Menthol is well known for its physiological cooling effect on the skin and mucous membrances of the mouth and has been extensively used as a flavouring agent in tobacco for producing a "cool" sensation in the mouth when smoking.
It is well established that the "cooling" effect of menthol is a physiological effect due to the direct action of menthol on the nerve endings of the human body responsible for the detection of hot or cold and is not due to latent heat of evaporation. It is believed that the menthol acts as a direct stimulus on the cold receptors at the nerve endings which in turn stimulate the central nervous system.
Although menthol is well established as a physiological coolant its use in tobacco is circumscribed by its strong minty odour and its relative volatility. For example, it is well known that "mentholated" cigarettes deteriorate quite rapidly on storage.
A few other compounds have been reported in the technical literature as having an odour or flavour similar to methol and from time to time have been proposed as flavourants in tobacco. For example, Japanese Patent Publication No. 39-19627 reports that 3-hydroxymethyl p-menthane (menthyl carbinol) has a flavour closely resembling that of 1-menthol and suggests its use as a flavourant in tobacco. In Swiss Pat.

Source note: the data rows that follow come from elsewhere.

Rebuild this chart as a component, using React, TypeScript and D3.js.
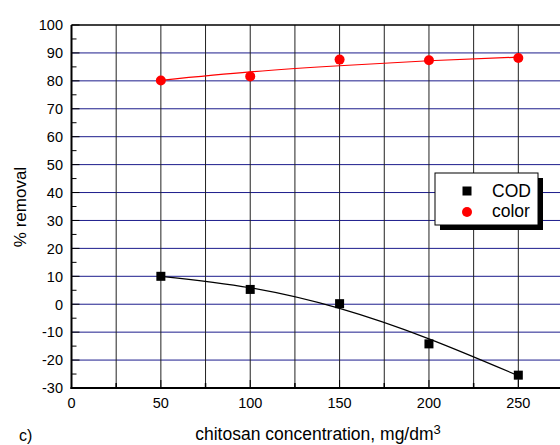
import React from "react";
import * as d3 from "d3";

const concentrations = [50, 100, 150, 200, 250];
const codValues = [10, 5.3, 0.2, -14.2, -25.4];
const colorValues = [80.1, 81.6, 87.6, 87.4, 88.2];
const codFit = [10.0, 5.9, -1.5, -12.4, -25.6];
const colorFit = [80.2, 83.2, 85.4, 87.2, 88.5];
const xTicks = [0, 50, 100, 150, 200, 250];
const yTicks = [-30, -20, -10, 0, 10, 20, 30, 40, 50, 60, 70, 80, 90, 100];
const legendLabels = ["COD", "color"];

const W = 560;
const H = 445;
const FONT = "'Liberation Sans', Arial, sans-serif";

export default function App() {
  const x = d3.scaleLinear().domain([0, 275]).range([71.5, 563]);
  const y = d3.scaleLinear().domain([-30, 100]).range([388, 25]);
  const left = x(0);
  const bottom = y(-30);
  const top = y(100);
  const right = x(275);

  const line = d3
    .line<[number, number]>()
    .x((d) => x(d[0]))
    .y((d) => y(d[1]))
    .curve(d3.curveNatural);

  const codPath = line(concentrations.map((c, i) => [c, codFit[i]] as [number, number])) || "";
  const colorPath = line(concentrations.map((c, i) => [c, colorFit[i]] as [number, number])) || "";

  const vGrid = d3.range(25, 276, 25);
  const hGrid = yTicks.filter((t) => t > -30 && t < 100);
  const yMinor = d3.range(-25, 100, 10);
  const xMinor = d3.range(25, 276, 50);

  const legX = 435;
  const legY = 173;
  const legW = 103;
  const legH = 52;

  return (
    <svg
      width={W}
      height={H}
      style={{ position: "absolute", left: 0, top: 0, background: "#fff" }}
      fontFamily={FONT}
    >
      <rect x={0} y={0} width={W} height={H} fill="#fff" />
      {hGrid.map((t) => (
        <line key={"h" + t} x1={left} x2={right} y1={y(t)} y2={y(t)} stroke="#1c1c8c" strokeWidth={1} />
      ))}
      {vGrid.map((t) => (
        <line key={"v" + t} x1={x(t)} x2={x(t)} y1={top} y2={bottom} stroke="#222" strokeWidth={1} />
      ))}
      {yTicks.map((t) => (
        <line key={"ym" + t} x1={left} x2={left + 8} y1={y(t)} y2={y(t)} stroke="#000" strokeWidth={1} />
      ))}
      {yMinor.map((t) => (
        <line key={"yn" + t} x1={left} x2={left + 5} y1={y(t)} y2={y(t)} stroke="#000" strokeWidth={1} />
      ))}
      {xTicks.map((t) => (
        <line key={"xm" + t} x1={x(t)} x2={x(t)} y1={bottom} y2={bottom - 8} stroke="#000" strokeWidth={1} />
      ))}
      {xMinor.map((t) => (
        <line key={"xn" + t} x1={x(t)} x2={x(t)} y1={bottom} y2={bottom - 5} stroke="#000" strokeWidth={1.5} />
      ))}
      <line x1={left} x2={right} y1={top} y2={top} stroke="#000" strokeWidth={1.5} />
      <line x1={left} x2={left} y1={top} y2={bottom + 1} stroke="#000" strokeWidth={2} />
      <line x1={left - 1} x2={right} y1={bottom} y2={bottom} stroke="#000" strokeWidth={2} />

      <path d={colorPath} fill="none" stroke="#ff0000" strokeWidth={1.2} />
      <path d={codPath} fill="none" stroke="#000" strokeWidth={1.2} />

      {concentrations.map((c, i) => (
        <rect key={"s" + c} x={x(c) - 4.5} y={y(codValues[i]) - 4.5} width={9} height={9} fill="#000" />
      ))}
      {concentrations.map((c, i) => (
        <circle key={"c" + c} cx={x(c)} cy={y(colorValues[i])} r={5} fill="#ff0000" />
      ))}

      {yTicks.map((t) => (
        <text key={"yl" + t} x={63} y={y(t) + 5.3} textAnchor="end" fontSize={14.5} fill="#000">
          {t}
        </text>
      ))}
      {xTicks.map((t) => (
        <text key={"xl" + t} x={x(t)} y={408} textAnchor="middle" fontSize={14.5} fill="#000">
          {t}
        </text>
      ))}

      <text transform={`translate(26, 207) rotate(-90)`} textAnchor="middle" fontSize={17} fill="#000">
        % removal
      </text>
      <text x={318} y={440} textAnchor="middle" fontSize={17.5} fill="#000">
        chitosan concentration, mg/dm
        <tspan dy={-6} fontSize={13}>3</tspan>
      </text>
      <text x={19} y={441} fontSize={16} fill="#000">
        c)
      </text>

      <rect x={legX + 5} y={legY + 5} width={legW} height={legH} fill="#000" />
      <rect x={legX} y={legY} width={legW} height={legH} fill="#fff" stroke="#000" strokeWidth={1} />
      <rect x={467 - 4.5} y={191 - 4.5} width={9} height={9} fill="#000" />
      <text x={492} y={197} fontSize={17.5} fill="#000">
        {legendLabels[0]}
      </text>
      <circle cx={467} cy={212} r={5} fill="#ff0000" />
      <text x={492} y={217} fontSize={17.5} fill="#000">
        {legendLabels[1]}
      </text>
    </svg>
  );
}
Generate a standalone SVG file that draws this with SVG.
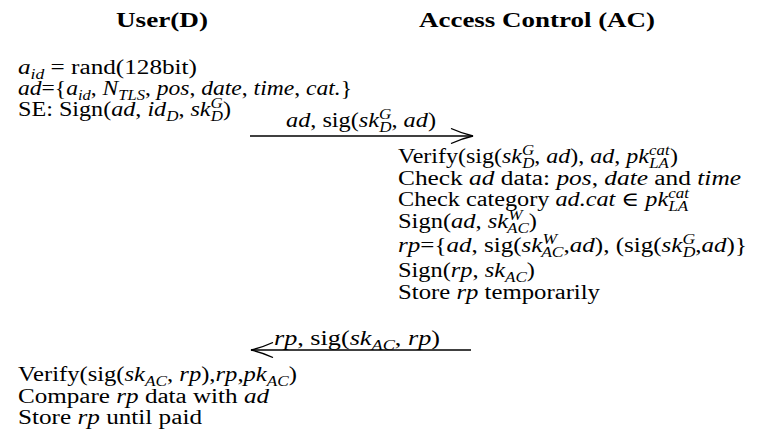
<svg xmlns="http://www.w3.org/2000/svg" width="760" height="434" viewBox="0 0 760 434">
<style>
.t{font-family:"Liberation Serif","DejaVu Serif",serif;font-size:20px;fill:#000}
.b{font-weight:bold;font-size:21px}
.i{font-style:italic}
.s{font-size:14px}
.ln{stroke:#000;stroke-width:1.3;fill:none}
</style>
<defs>
<marker id="ah" viewBox="0 0 24 16" refX="23" refY="8" markerWidth="24" markerHeight="16" markerUnits="userSpaceOnUse" orient="auto-start-reverse">
<path d="M1,0.5 Q12,5.5 23,8 Q12,10.5 1,15.5" stroke="#000" stroke-width="1.3" fill="none"/>
</marker>
</defs>
<rect width="760" height="434" fill="#fff"/>
<g id="user-header"><text class="t b" x="116" y="27" textLength="92" lengthAdjust="spacingAndGlyphs">User(D)</text></g>
<g id="ac-header"><text class="t b" x="419" y="27" textLength="236" lengthAdjust="spacingAndGlyphs">Access Control (AC)</text></g>
<g id="user-prepare">
<text class="t" x="18" y="74" textLength="179" lengthAdjust="spacingAndGlyphs"><tspan class="i">a</tspan><tspan class="s i" dy="5">id</tspan><tspan dy="-5"> = rand(128bit)</tspan></text>
<text class="t" x="18" y="95" textLength="334" lengthAdjust="spacingAndGlyphs"><tspan class="i">ad</tspan>={<tspan class="i">a</tspan><tspan class="s i" dy="5">id</tspan><tspan dy="-5">, </tspan><tspan class="i">N</tspan><tspan class="s i" dy="5">TLS</tspan><tspan dy="-5">, </tspan><tspan class="i">pos</tspan>, <tspan class="i">date</tspan>, <tspan class="i">time</tspan>, <tspan class="i">cat.</tspan>}</text>
<text class="t" x="18" y="116" textLength="213" lengthAdjust="spacingAndGlyphs">SE: Sign(<tspan class="i">ad</tspan>, <tspan class="i">id</tspan><tspan class="s i" dy="5">D</tspan><tspan dy="-5">, </tspan><tspan class="i">sk</tspan><tspan class="s i" dy="-8">G</tspan><tspan class="s i" dx="-10" dy="13">D</tspan><tspan dy="-5">)</tspan></text>
</g>
<g id="ac-process">
<text class="t" x="398" y="163" textLength="280" lengthAdjust="spacingAndGlyphs">Verify(sig(<tspan class="i">sk</tspan><tspan class="s i" dy="-8">G</tspan><tspan class="s i" dx="-10" dy="13">D</tspan><tspan dy="-5">, </tspan><tspan class="i">ad</tspan>), <tspan class="i">ad</tspan>, <tspan class="i">pk</tspan><tspan class="s i" dy="-8">cat</tspan><tspan class="s i" dx="-17" dy="13">LA</tspan><tspan dx="1" dy="-5">)</tspan></text>
<text class="t" x="398" y="185" textLength="343" lengthAdjust="spacingAndGlyphs">Check <tspan class="i">ad</tspan> data: <tspan class="i">pos</tspan>, <tspan class="i">date</tspan> and <tspan class="i">time</tspan></text>
<text class="t" x="398" y="206" textLength="291" lengthAdjust="spacingAndGlyphs">Check category <tspan class="i">ad.cat</tspan> ∈ <tspan class="i">pk</tspan><tspan class="s i" dy="-8">cat</tspan><tspan class="s i" dx="-17" dy="13">LA</tspan></text>
<text class="t" x="398" y="228" textLength="139" lengthAdjust="spacingAndGlyphs">Sign(<tspan class="i">ad</tspan>, <tspan class="i">sk</tspan><tspan class="s i" dy="-8">W</tspan><tspan class="s i" dx="-11.7" dy="13">AC</tspan><tspan dy="-5">)</tspan></text>
<text class="t" x="398" y="252" textLength="349" lengthAdjust="spacingAndGlyphs"><tspan class="i">rp</tspan>={<tspan class="i">ad</tspan>, sig(<tspan class="i">sk</tspan><tspan class="s i" dy="-8">W</tspan><tspan class="s i" dx="-11.7" dy="13">AC</tspan><tspan dy="-5">,</tspan><tspan class="i">ad</tspan>), (sig(<tspan class="i">sk</tspan><tspan class="s i" dy="-8">G</tspan><tspan class="s i" dx="-10" dy="13">D</tspan><tspan dy="-5">,</tspan><tspan class="i">ad</tspan>)}</text>
<text class="t" x="398" y="277" textLength="137" lengthAdjust="spacingAndGlyphs">Sign(<tspan class="i">rp</tspan>, <tspan class="i">sk</tspan><tspan class="s i" dy="5">AC</tspan><tspan dy="-5">)</tspan></text>
<text class="t" x="398" y="299" textLength="202" lengthAdjust="spacingAndGlyphs">Store <tspan class="i">rp</tspan> temporarily</text>
</g>
<g id="user-verify">
<text class="t" x="18" y="381" textLength="279" lengthAdjust="spacingAndGlyphs">Verify(sig(<tspan class="i">sk</tspan><tspan class="s i" dy="5">AC</tspan><tspan dy="-5">, </tspan><tspan class="i">rp</tspan>),<tspan class="i">rp</tspan>,<tspan class="i">pk</tspan><tspan class="s i" dy="5">AC</tspan><tspan dy="-5">)</tspan></text>
<text class="t" x="18" y="403" textLength="251" lengthAdjust="spacingAndGlyphs">Compare <tspan class="i">rp</tspan> data with <tspan class="i">ad</tspan></text>
<text class="t" x="18" y="424" textLength="184" lengthAdjust="spacingAndGlyphs">Store <tspan class="i">rp</tspan> until paid</text>
</g>
<g id="connectors">
<line class="ln" x1="250" y1="136" x2="473" y2="136" marker-end="url(#ah)"/>
<text class="t" x="286" y="127" textLength="150" lengthAdjust="spacingAndGlyphs"><tspan class="i">ad</tspan>, sig(<tspan class="i">sk</tspan><tspan class="s i" dy="-8">G</tspan><tspan class="s i" dx="-10" dy="13">D</tspan><tspan dy="-5">, </tspan><tspan class="i">ad</tspan>)</text>
<line class="ln" x1="471" y1="350" x2="251" y2="350" marker-end="url(#ah)"/>
<text class="t" x="274" y="345" textLength="166" lengthAdjust="spacingAndGlyphs"><tspan class="i">rp</tspan>, sig(<tspan class="i">sk</tspan><tspan class="s i" dy="5">AC</tspan><tspan dy="-5">, </tspan><tspan class="i">rp</tspan>)</text>
</g>
</svg>
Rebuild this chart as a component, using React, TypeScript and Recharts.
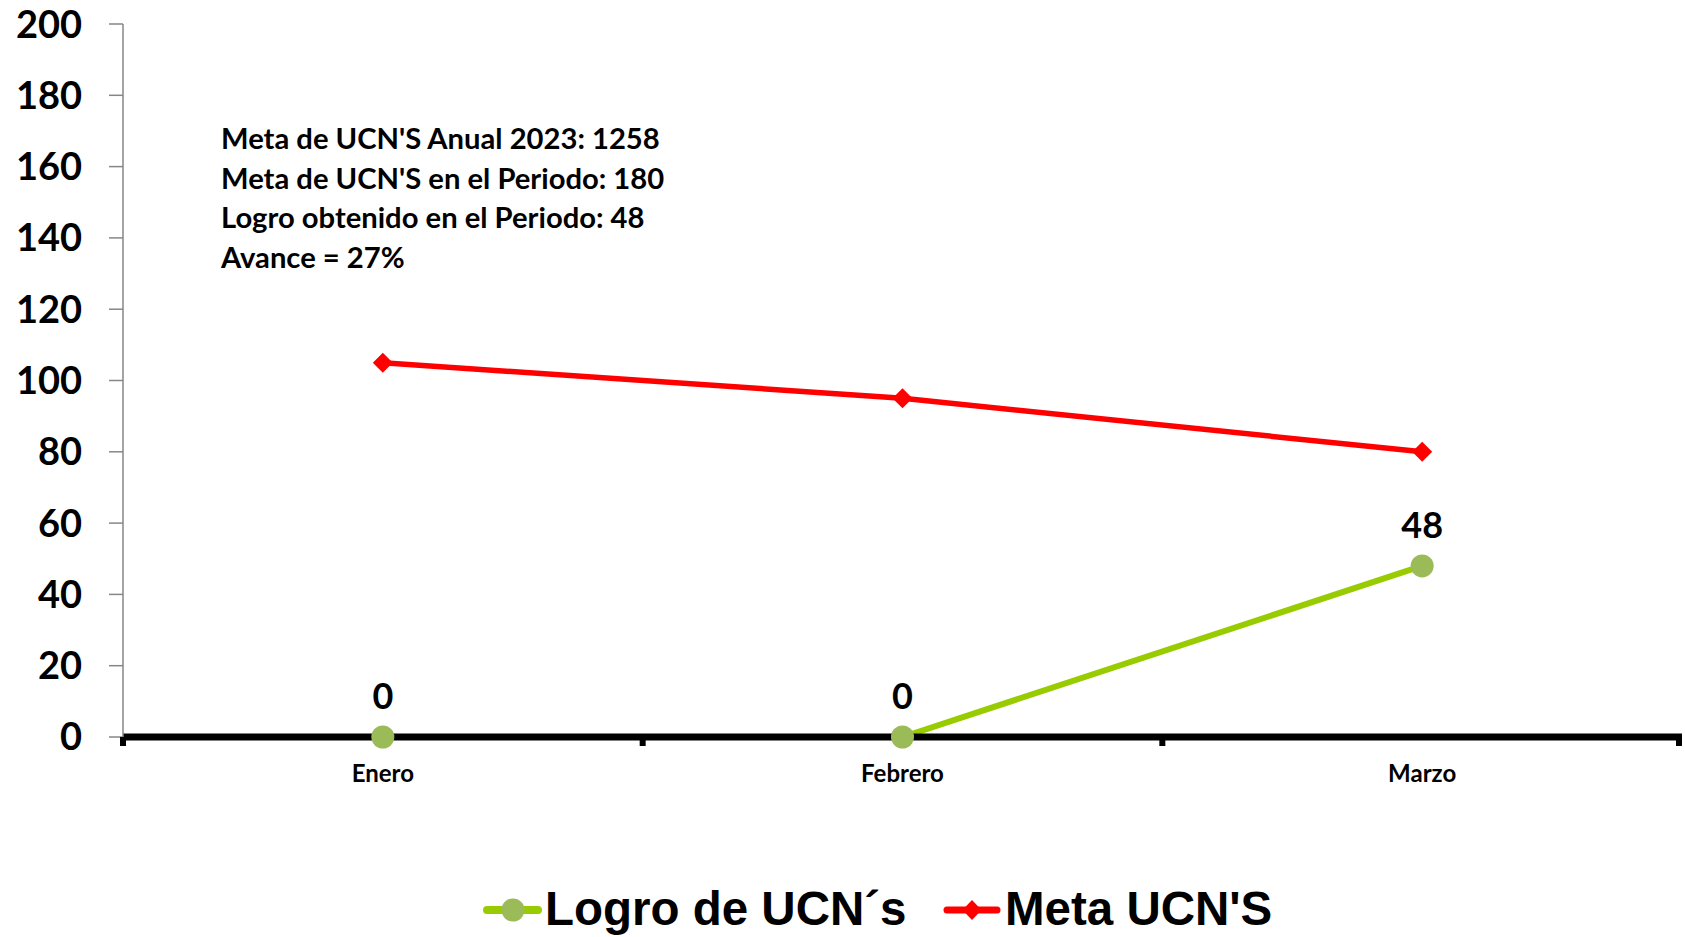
import { LineChart, Line, XAxis, YAxis, LabelList } from "recharts";

const months = ["Enero", "Febrero", "Marzo"];
const logroValues = [0, 0, 48];
const metaValues = [105, 95, 80];
const yTicks = [0, 20, 40, 60, 80, 100, 120, 140, 160, 180, 200];
const noteLines = [
  "Meta de UCN'S Anual 2023: 1258",
  "Meta de UCN'S en el Periodo: 180",
  "Logro obtenido en el Periodo: 48",
  "Avance = 27%",
];
const legendNames = ["Logro de UCN´s", "Meta UCN'S"];

const W = 1685;
const H = 937;
const Y_AXIS_W = 123;
const MARGIN = { top: 24, right: 3, bottom: 140, left: 0 };
const PLOT_W = W - MARGIN.left - MARGIN.right - Y_AXIS_W;
const BAND = PLOT_W / months.length;

const GREEN_LINE = "#99CC00";
const GREEN_DOT = "#9BBB59";
const RED = "#FF0000";

const data = months.map((mes, i) => ({ mes, logro: logroValues[i], meta: metaValues[i] }));

// month label plus the small black marks at the band edges
const MonthTick = (props: any) => {
  const { x, y, payload, index } = props;
  const half = BAND / 2;
  return (
    <g>
      <rect x={x - half - 3} y={y} width={6} height={9} fill="#000" />
      {index === months.length - 1 && (
        <rect x={x + half - 6} y={y} width={6} height={9} fill="#000" />
      )}
      <text
        x={x}
        y={y + 45}
        textAnchor="middle"
        fill="#000"
        fontSize={24}
        fontWeight={700}
        fontFamily="Lato"
      >
        {payload.value}
      </text>
    </g>
  );
};

const GreenDot = (props: any) => {
  const { cx, cy, index } = props;
  return <circle key={`g-${index}`} cx={cx} cy={cy} r={11.5} fill={GREEN_DOT} />;
};

const RedDot = (props: any) => {
  const { cx, cy, index } = props;
  return (
    <path
      key={`r-${index}`}
      d={`M${cx},${cy - 10} L${cx + 10},${cy} L${cx},${cy + 10} L${cx - 10},${cy} Z`}
      fill={RED}
    />
  );
};

export default function App() {
  return (
    <div style={{ position: "relative", width: W, height: H, background: "#fff" }}>
      <style>{`body{margin:0}`}</style>
      <LineChart width={W} height={H} data={data} margin={MARGIN}>
        <XAxis
          dataKey="mes"
          height={60}
          padding={{ left: BAND / 2, right: BAND / 2 }}
          axisLine={{ stroke: "#000", strokeWidth: 7 }}
          tickLine={false}
          tickSize={0}
          tickMargin={0}
          tick={<MonthTick />}
          interval={0}
        />
        <YAxis
          width={Y_AXIS_W}
          domain={[0, 200]}
          ticks={yTicks}
          interval={0}
          axisLine={{ stroke: "#868686", strokeWidth: 1.5 }}
          tickLine={{ stroke: "#868686", strokeWidth: 1.5 }}
          tickSize={14}
          tickMargin={27}
          tick={{ fill: "#000", fontSize: 38, fontWeight: 700, fontFamily: "Lato" }}
        />
        <Line
          dataKey="meta"
          name={legendNames[1]}
          stroke={RED}
          strokeWidth={5.5}
          dot={RedDot}
          activeDot={false}
          isAnimationActive={false}
        />
        <Line
          dataKey="logro"
          name={legendNames[0]}
          stroke={GREEN_LINE}
          strokeWidth={6}
          dot={GreenDot}
          activeDot={false}
          isAnimationActive={false}
        >
          <LabelList
            dataKey="logro"
            position="top"
            offset={28}
            fill="#000"
            fontSize={36}
            fontWeight={700}
            fontFamily="Lato"
          />
        </Line>
      </LineChart>
      <svg
        width={W}
        height={H}
        style={{ position: "absolute", left: 0, top: 0, pointerEvents: "none" }}
      >
        {noteLines.map((t, i) => (
          <text
            key={t}
            x={221}
            y={149 + i * 39.7}
            fontSize={29.2}
            fontWeight={700}
            fontFamily="Lato"
            fill="#000"
          >
            {t}
          </text>
        ))}
        <g>
          <line x1={487} y1={910} x2={538} y2={910} stroke={GREEN_LINE} strokeWidth={8} strokeLinecap="round" />
          <circle cx={513} cy={910} r={11.5} fill={GREEN_DOT} />
          <text x={545} y={925} fontSize={47.5} fontWeight={700} fontFamily="Liberation Sans" fill="#000">
            {legendNames[0]}
          </text>
          <line x1={947} y1={910} x2={997} y2={910} stroke={RED} strokeWidth={7} strokeLinecap="round" />
          <path d="M972,900 L981.5,910 L972,920 L962.5,910 Z" fill={RED} />
          <text x={1005} y={925} fontSize={47.5} fontWeight={700} fontFamily="Liberation Sans" fill="#000">
            {legendNames[1]}
          </text>
        </g>
      </svg>
    </div>
  );
}
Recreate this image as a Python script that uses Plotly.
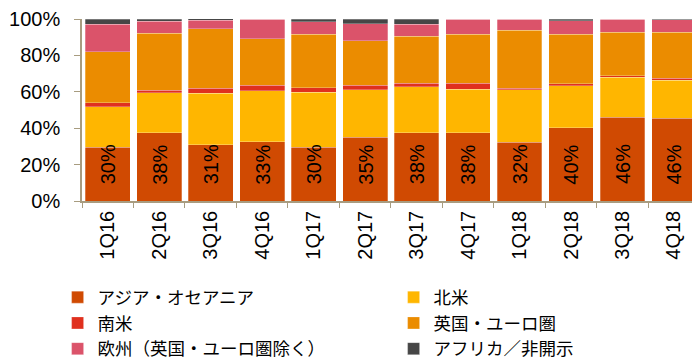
import plotly.graph_objects as go

quarters = ["1Q16", "2Q16", "3Q16", "4Q16", "1Q17", "2Q17", "3Q17", "4Q17", "1Q18", "2Q18", "3Q18", "4Q18"]

asia = [29.6, 37.6, 30.8, 32.6, 29.6, 35.1, 37.6, 37.6, 32.2, 40.3, 45.9, 45.6]
north_america = [22.3, 21.8, 28.3, 28.0, 30.1, 26.1, 25.2, 23.9, 29.0, 23.0, 22.0, 20.7]
south_america = [2.2, 1.5, 2.8, 2.9, 2.6, 2.3, 2.0, 3.1, 0.7, 1.1, 1.0, 1.1]
uk_euro = [27.9, 31.2, 32.7, 25.6, 29.3, 24.5, 25.6, 27.0, 31.9, 27.1, 23.7, 25.2]
europe_other = [15.2, 6.6, 4.7, 10.9, 7.0, 9.5, 6.6, 8.4, 6.2, 7.6, 7.4, 7.1]
africa_undisclosed = [2.8, 1.3, 0.9, 0.0, 1.4, 2.5, 3.0, 0.0, 0.0, 0.9, 0.0, 0.3]

series = [
    ("アジア・オセアニア", asia, "#D04A02"),
    ("北米", north_america, "#FFB600"),
    ("南米", south_america, "#E0301E"),
    ("英国・ユーロ圏", uk_euro, "#EB8C00"),
    ("欧州（英国・ユーロ圏除く）", europe_other, "#DB536A"),
    ("アフリカ／非開示", africa_undisclosed, "#464646"),
]

label_font = "Liberation Sans, Arial, sans-serif"
axis_color = "#A89C80"

fig = go.Figure()
for name, vals, color in series:
    fig.add_trace(go.Bar(
        x=quarters, y=vals, name=name,
        marker=dict(color=color, line=dict(width=0.6, color="rgba(255,255,255,0.45)")),
        hoverinfo="skip",
    ))

for q, v in zip(quarters, asia):
    fig.add_annotation(
        x=q, y=20, xref="x", yref="y",
        text=f"{round(v)}%", textangle=-90, showarrow=False,
        font=dict(family=label_font, size=20, color="black"),
    )

fig.update_layout(
    width=692, height=360,
    barmode="stack", bargap=0.13,
    margin=dict(l=82, r=0, t=19, b=159, autoexpand=False),
    plot_bgcolor="white", paper_bgcolor="white",
    showlegend=True,
    legend=dict(
        orientation="h", x=-0.04, xanchor="left", y=-0.43, yanchor="top",
        entrywidth=291, entrywidthmode="pixels",
        font=dict(family="Noto Sans CJK JP", size=17.5, color="black"),
        traceorder="normal", itemwidth=30, tracegroupgap=0,
    ),
    xaxis=dict(
        type="category", range=[-0.5, 11.35], tickangle=-90,
        showline=True, linecolor=axis_color, linewidth=1.5,
        ticks="outside", tickson="boundaries", ticklen=5, tickcolor=axis_color,
        tickfont=dict(family=label_font, size=20, color="black"),
        showgrid=False,
    ),
    yaxis=dict(
        range=[0, 100], dtick=20, ticksuffix="%",
        showline=True, linecolor=axis_color, linewidth=1.5,
        ticks="outside", ticklen=6, tickcolor=axis_color,
        tickfont=dict(family=label_font, size=20, color="black"),
        ticklabelstandoff=10,
        showgrid=False, zeroline=False,
    ),
)

fig.write_html("out.html")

No. 484,032 certain saccharide esters of menthol are proposed as additives to tobacco. Other compounds have been reported in the literature as having an odour and physiological cooling effect similar to menthol but without any specific recommendation for their use as additives in tobacco. For example, in French Pat. No. 1,572,332 N,N-Dimethyl 2-ethylbutanamide is reported having a minty odour and refreshing effect, and the minty odour of N,N-diethyl 2,2-dimethylpropanamide is referred to. A similar effect is reported for N,N-diethyl 2-ethylbutanamide in Berichte 39, 1223, (1906). A minty odour has also been reported for 2,4,6-trimethylheptan-4-ol and 2,4,6-trimethyl hept-2-en-4-ol in Parfums-Cosmetiques-Savons, May 1956, pp. 17-20. The cooling effect of menthol and other related terpene alcohols and their derivatives has also been studied and reported in Koryo, 95, (1970), pp. 39-43. 2,3-p-menthane diol has also been reported as having a sharp cooling taste (Beilstein, Handbuch der Organischen Chemie, fourth Ed. (1923) Vol. 6, p. 744).
Despite this knowledge of other compounds having an odour and flavour similar to that of menthol, menthol is still extensively used in tobacco notwithstanding the disadvantages mentioned above, namely its very strong odour and its relative volatility.